### Work to complete:
Search the data below for "matplotlib"; list each line that holds it.

### Entries provided:
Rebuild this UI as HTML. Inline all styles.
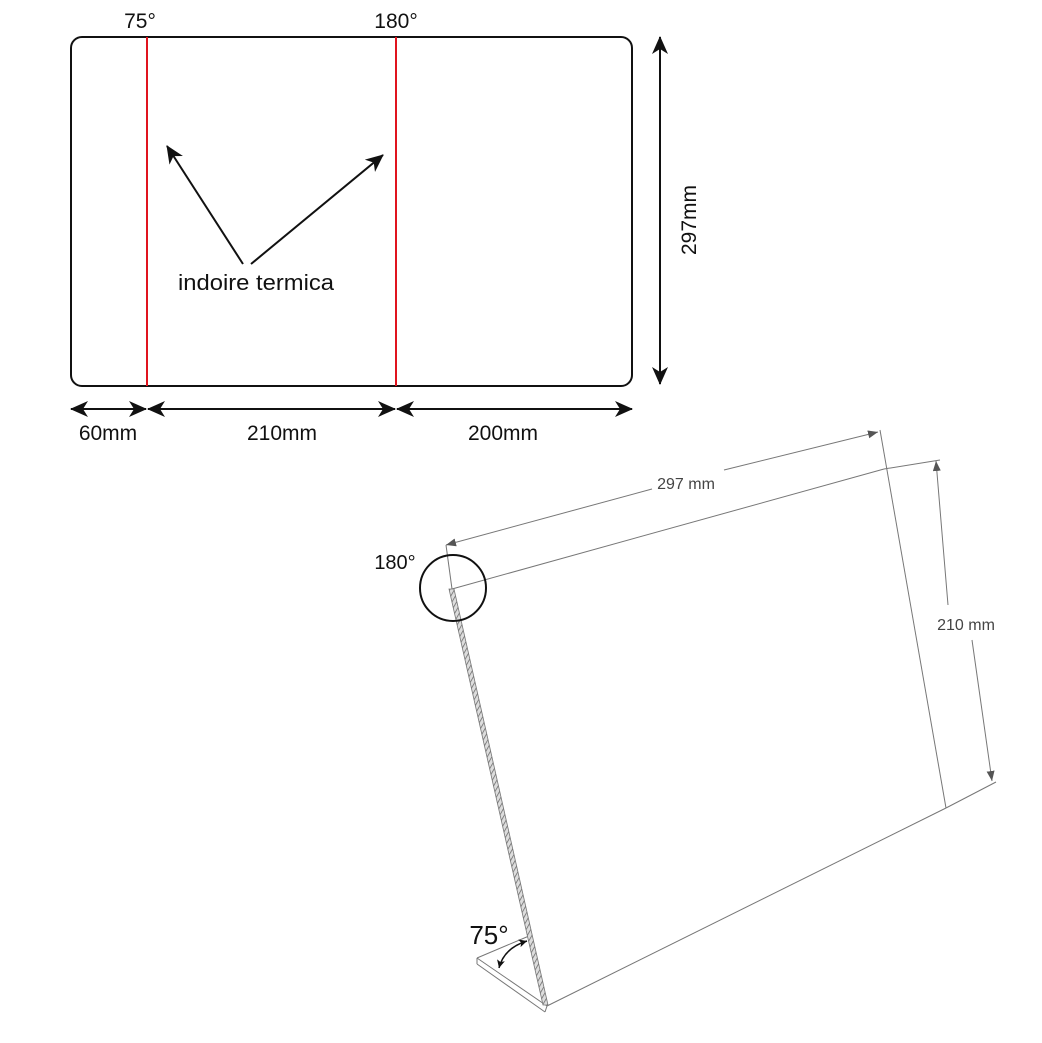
<!DOCTYPE html>
<html><head><meta charset="utf-8"><style>
html,body{margin:0;padding:0;background:#fff;}
svg{display:block;}
</style></head><body>
<svg width="1042" height="1043" viewBox="0 0 1042 1043" xmlns="http://www.w3.org/2000/svg">
<defs>
<marker id="ahs" markerWidth="18" markerHeight="18" refX="17" refY="9" orient="auto-start-reverse" markerUnits="userSpaceOnUse" viewBox="0 0 18 18">
<path d="M0,1 L18,9 L0,17 L5,9 Z" fill="#111"/></marker>
<marker id="ga" markerWidth="10" markerHeight="8" refX="10" refY="4" orient="auto-start-reverse" markerUnits="userSpaceOnUse" viewBox="0 0 10 8">
<path d="M0,0 L10,4 L0,8 Z" fill="#555"/></marker>
<marker id="sa" markerWidth="8" markerHeight="8" refX="8" refY="4" orient="auto-start-reverse" markerUnits="userSpaceOnUse" viewBox="0 0 8 8">
<path d="M0,0 L8,4 L0,8 L2,4 Z" fill="#111"/></marker>
<pattern id="hatch" width="4" height="4" patternUnits="userSpaceOnUse" patternTransform="rotate(30)">
<rect width="4" height="4" fill="#ddd"/><line x1="0" y1="0" x2="0" y2="4" stroke="#666" stroke-width="1.5"/></pattern>
</defs>
<g font-family="Liberation Sans, sans-serif" fill="#111">
<rect x="71" y="37" width="561" height="349" rx="11" fill="none" stroke="#111" stroke-width="2"/>
<line x1="147" y1="37" x2="147" y2="386" stroke="#e0141e" stroke-width="2"/>
<line x1="396" y1="37" x2="396" y2="386" stroke="#e0141e" stroke-width="2"/>
<text x="140" y="28" font-size="21" text-anchor="middle">75°</text>
<text x="396" y="28" font-size="21" text-anchor="middle">180°</text>
<line x1="243" y1="264" x2="167" y2="146" stroke="#111" stroke-width="2" marker-end="url(#ahs)"/>
<line x1="251" y1="264" x2="383" y2="155" stroke="#111" stroke-width="2" marker-end="url(#ahs)"/>
<text x="256" y="290" font-size="22" text-anchor="middle" textLength="156" lengthAdjust="spacingAndGlyphs">indoire termica</text>
<line x1="660" y1="37" x2="660" y2="384" stroke="#111" stroke-width="2" marker-start="url(#ahs)" marker-end="url(#ahs)"/>
<text transform="translate(696,220) rotate(-90)" font-size="21" text-anchor="middle">297mm</text>
<line x1="71" y1="409" x2="146" y2="409" stroke="#111" stroke-width="2" marker-start="url(#ahs)" marker-end="url(#ahs)"/>
<line x1="148" y1="409" x2="395" y2="409" stroke="#111" stroke-width="2" marker-start="url(#ahs)" marker-end="url(#ahs)"/>
<line x1="397" y1="409" x2="632" y2="409" stroke="#111" stroke-width="2" marker-start="url(#ahs)" marker-end="url(#ahs)"/>
<text x="108" y="440" font-size="21" text-anchor="middle">60mm</text>
<text x="282" y="440" font-size="21" text-anchor="middle">210mm</text>
<text x="503" y="440" font-size="21" text-anchor="middle">200mm</text>

<g stroke="#777" stroke-width="1" fill="none">
<line x1="452" y1="589" x2="884" y2="469"/>
<line x1="880" y1="430" x2="946" y2="808"/>
<line x1="946" y1="808" x2="547" y2="1006"/>
<line x1="446" y1="545" x2="452" y2="589"/>
<line x1="884" y1="469" x2="940" y2="460"/>
<line x1="946" y1="808" x2="996" y2="782"/>
<line x1="477" y1="958" x2="547" y2="1006"/>
<line x1="477" y1="958" x2="477" y2="964"/>
<line x1="477" y1="964" x2="545" y2="1012"/>
<line x1="545" y1="1012" x2="547" y2="1006"/>
<line x1="477" y1="958" x2="529" y2="936"/>
</g>
<line x1="446" y1="545" x2="652" y2="489" stroke="#777" stroke-width="1" marker-start="url(#ga)"/>
<line x1="724" y1="470" x2="878" y2="432" stroke="#777" stroke-width="1" marker-end="url(#ga)"/>
<line x1="936" y1="461" x2="948" y2="605" stroke="#777" stroke-width="1" marker-start="url(#ga)"/>
<line x1="972" y1="640" x2="992" y2="781" stroke="#777" stroke-width="1" marker-end="url(#ga)"/>
<polygon points="449,589 454,589 548,1005 543,1005" fill="url(#hatch)" stroke="#777" stroke-width="0.8"/>
<text x="686" y="489" font-size="16" fill="#444" text-anchor="middle">297 mm</text>
<text x="966" y="630" font-size="16" fill="#444" text-anchor="middle">210 mm</text>
<circle cx="453" cy="588" r="33" fill="none" stroke="#111" stroke-width="2"/>
<text x="395" y="569" font-size="20" text-anchor="middle">180°</text>
<text x="489" y="944" font-size="26" text-anchor="middle">75°</text>
<path d="M499,968 Q504,948 527,941" fill="none" stroke="#111" stroke-width="1.5" marker-start="url(#sa)" marker-end="url(#sa)"/>
</g>
</svg>
</body></html>
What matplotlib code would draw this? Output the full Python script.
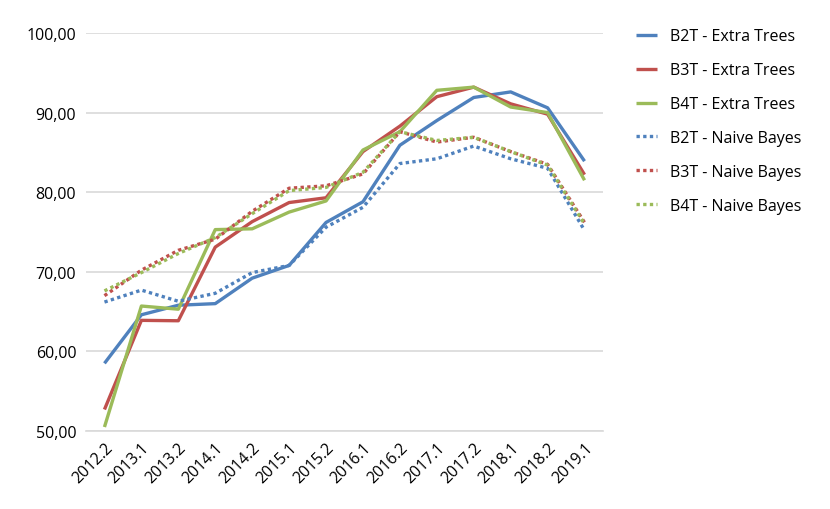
import matplotlib
matplotlib.use("Agg")
import matplotlib.pyplot as plt

periods = ["2012.2", "2013.1", "2013.2", "2014.1", "2014.2", "2015.1", "2015.2",
           "2016.1", "2016.2", "2017.1", "2017.2", "2018.1", "2018.2", "2019.1"]

b2t_et = [58.5, 64.6, 65.8, 66.0, 69.2, 70.8, 76.2, 78.8, 85.9, 89.0, 91.9, 92.6, 90.6, 83.9]
b3t_et = [52.7, 63.9, 63.85, 73.1, 76.3, 78.7, 79.3, 85.1, 88.3, 92.0, 93.2, 91.1, 89.8, 82.2]
b4t_et = [50.5, 65.7, 65.3, 75.3, 75.4, 77.5, 78.9, 85.3, 87.6, 92.8, 93.2, 90.7, 90.0, 81.5]
b2t_nb = [66.2, 67.7, 66.3, 67.3, 69.9, 70.8, 75.6, 78.1, 83.6, 84.2, 85.8, 84.2, 83.0, 75.2]
b3t_nb = [67.0, 70.2, 72.7, 74.1, 77.6, 80.5, 80.8, 82.3, 87.6, 86.3, 86.9, 85.1, 83.5, 76.2]
b4t_nb = [67.6, 69.9, 72.3, 74.3, 77.3, 80.2, 80.6, 82.5, 87.6, 86.5, 86.9, 85.1, 83.4, 76.0]

series = [
    ("B2T - Extra Trees", b2t_et, "#4F81BD", "-"),
    ("B3T - Extra Trees", b3t_et, "#C0504D", "-"),
    ("B4T - Extra Trees", b4t_et, "#9BBB59", "-"),
    ("B2T - Naive Bayes", b2t_nb, "#4F81BD", (0, (1, 1))),
    ("B3T - Naive Bayes", b3t_nb, "#C0504D", (0, (1, 1))),
    ("B4T - Naive Bayes", b4t_nb, "#9BBB59", (0, (1, 1))),
]

plt.rcParams['font.family'] = ['Open Sans', 'DejaVu Sans']
FS = 11.5

fig = plt.figure(figsize=(8.3, 5.1), dpi=100)
ax = fig.add_axes([86/830, 1-432/510, (603-86)/830, (432-34)/510])

x = list(range(len(periods)))
for name, vals, color, ls in series:
    ax.plot(x, vals, color=color, linestyle=ls, linewidth=2.4, label=name,
            solid_capstyle='butt', dash_capstyle='butt')

ax.set_xlim(-0.5, len(periods) - 0.5)
ax.set_ylim(50, 100)
yt = [50, 60, 70, 80, 90, 100]
ax.set_yticks(yt)
ax.set_yticklabels([f"{v:.2f}".replace('.', ',') for v in yt], fontsize=FS)
ax.set_xticks(x)
ax.set_xticklabels(periods, rotation=45, ha='right', rotation_mode='anchor', fontsize=FS)
ax.grid(axis='y', color='#D9D9D9', linewidth=1.2)
ax.set_axisbelow(True)
for s in ['top', 'right', 'left']:
    ax.spines[s].set_visible(False)
ax.spines['bottom'].set_color('#D9D9D9')
ax.spines['bottom'].set_linewidth(1.2)
ax.tick_params(axis='y', length=0, pad=7)
ax.tick_params(axis='x', length=0, pad=6)

leg = fig.legend(loc='upper left', bbox_to_anchor=(622/830, 1-15/510), frameon=False,
                 fontsize=FS, handlelength=1.3, labelspacing=1.12, handletextpad=0.8)

fig.savefig("out.png", dpi=100)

### Answer to this exercise:
What matplotlib code would draw this? Output the full Python script.
import matplotlib
matplotlib.use("Agg")
import matplotlib.pyplot as plt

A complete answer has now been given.